Why didn’t the early Christians celebrate the festival honouring the birth of Jesus Christ? They did not – for the same reason they honoured no other birthday or anniversary. It was strongly felt that the celebrating of any day or date – be they birthdays or anniversaries of an event – was a custom of the pagans. By the word ‘pagans’ they meant irreligious people who still live in the darkness of superstition. In an effort to divest themselves of all pagan practices, therefore, they did not even set aside or note down the date of their Saviour’s birth.
However, in the fourth century – 354 AD - Bishop Liberius of Rome declared that Christians everywhere should celebrate the birth of Christ on December 25. Ironically, it was in that century that controversy, heresy and false teaching began to plague the church. In fact, it was at this time that the church began to lose her fervour and fire. Zealous faith was at an all-time low. Unfortunately, just like today, the Christians looked to outward sources to bolster their flagging faith. Celebrations and entertainment began to surface within the church; and continues, may I say, in certain sections of the church even today. Most scholars agree that the birth of the Redeemer did not take place in the month of December at all. In fact, the 25th of December was not even chosen by the Christians, but by the Romans – the traditional arch enemies of the early church. You may be asking – how on earth did this happen? Here’s how:
When the Romans of that age noticed that the days grew shorter each year during the months of November and December, they began to fear that the earth might be dying. Therefore with the ‘return of the sun’ at the end of December resulting in longer days, the Romans began to celebrate the “Feast of the Sol Invictus” (the Unconquerable Sun) on December 25. Soon many Christians began to join in this pagan festival and the various celebrations that went with it. Their faith wasn’t vibrant enough (or real enough) to stand against the strong pull of the festivity and celebration around them. They drifted with the crowd.
Thus, in order to keep the Christians away from all the pagan rituals that was part of this worship of the sun, Bishop Liberius of Rome declared, in 354 A.D., that all Christians everywhere should celebrate the birth of our Lord on December 25 – and so it has continued from that day to this. Did this celebration continue unbroken? No – not quite. During the rule of Oliver Cromwell, (Lord Protector of Britain and the Commonwealth), the celebration of Christmas was banned because of “the heathen traditions surrounding this sacred event”. From 1649 to 1658 no celebration was allowed except for special church services on Christmas eve. Cromwell was a dedicated Christian who lived by the commands and principles of Scripture.

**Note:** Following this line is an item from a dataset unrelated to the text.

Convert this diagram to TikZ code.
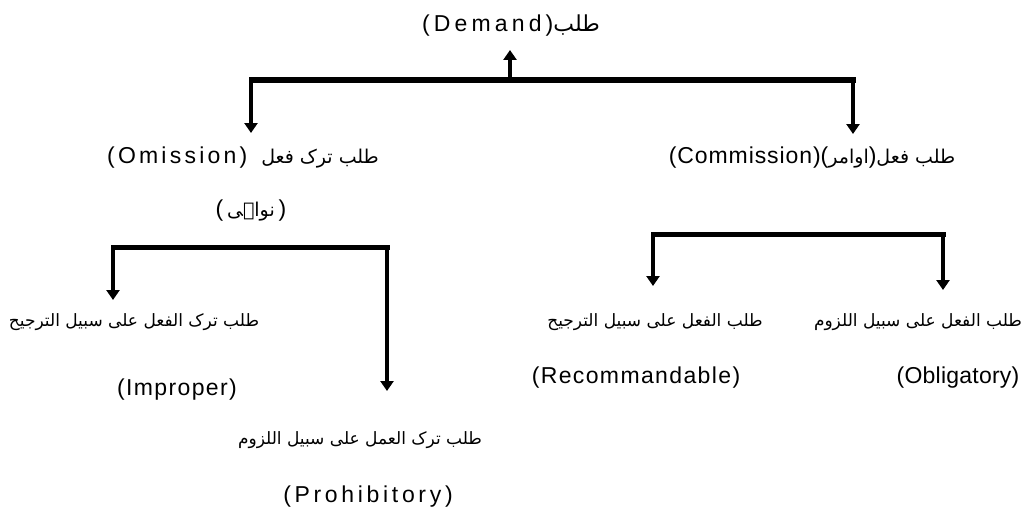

We must recognise a parallel in what took place in church history and what is taking place in this day and age. The pagan festivities of the fourth century and Cromwell’s day are much like the commercial celebration of Christmas today. When a salesperson showed a dazzling array of toys and Santas to a little boy, he innocently though wisely asked …but where’s the baby Jesus? His parents had taken care to teach him the true meaning of the advent of Jesus Christ on this planet and into the history of the human race.
Christians no longer participate in the worship of the sun or the sun god as in the fourth century. The centrepiece of Christmas is now no longer the sun but the unconquerable Santa Claus. This white bearded, chubby benefactor typifies the god of this age – materialism. It was Coca Cola who first gave the white bearded individual his red suit to go with the advertising colour of the popular drink. What this plump, rosy cheeked individual has to do with the advent of the precious Lamb of God, I cannot even begin to understand! Writer Jonathan Skinner puts it this way: “A white-bearded old man has thrown the baby out of the cradle, and his trinket-filled grotto has replaced a rustic stable…The spiritual has been swallowed by the secular, the sacred obliterated by sentiment. Christmas has been gutted of its meaning.”
These humanistic and unscriptural traditions have quietly crept into the church when true faith and real worship were fading. All this is reflected in the entertainment aspect of much of the Christian worship of today. If we claim to be Christians and disciples of the Lord Jesus Christ, let us distance ourselves from the commercial (and pagan) celebration of the so-called Christmas season. Holy celebration is Scriptural but must begin from within – in the hearts of those who claim to follow Jesus. The crazy rushing whirl that typifies the celebration of Christmas today has nothing to do with our servant Lord who had no place to lay His head.
The Saviour’s life has been an enigma to many. Author Roy Lessin wrote: “The natural mind asks, How could a Prince be born outside a palace, a Teacher have no degree, a King no army, a Ruler have no place to lay His head, and a Miracle-worker be unable to come down from a cross?” As we endeavour to follow and obey Him implicitly, we too might be considered an enigma by our peers.
Lessin goes on to say, “In the Kingdom of God…
…a person is lifted up by humbling himself, not by exalting himself in the eyes of others.
…fullness comes by becoming empty, not by running after pleasure.
…life is gained by losing it, not by looking out for ‘number one’.
…riches come by giving them away, not by storing them up.
…greatness comes by becoming a servant, not by seeking power and celebrity.”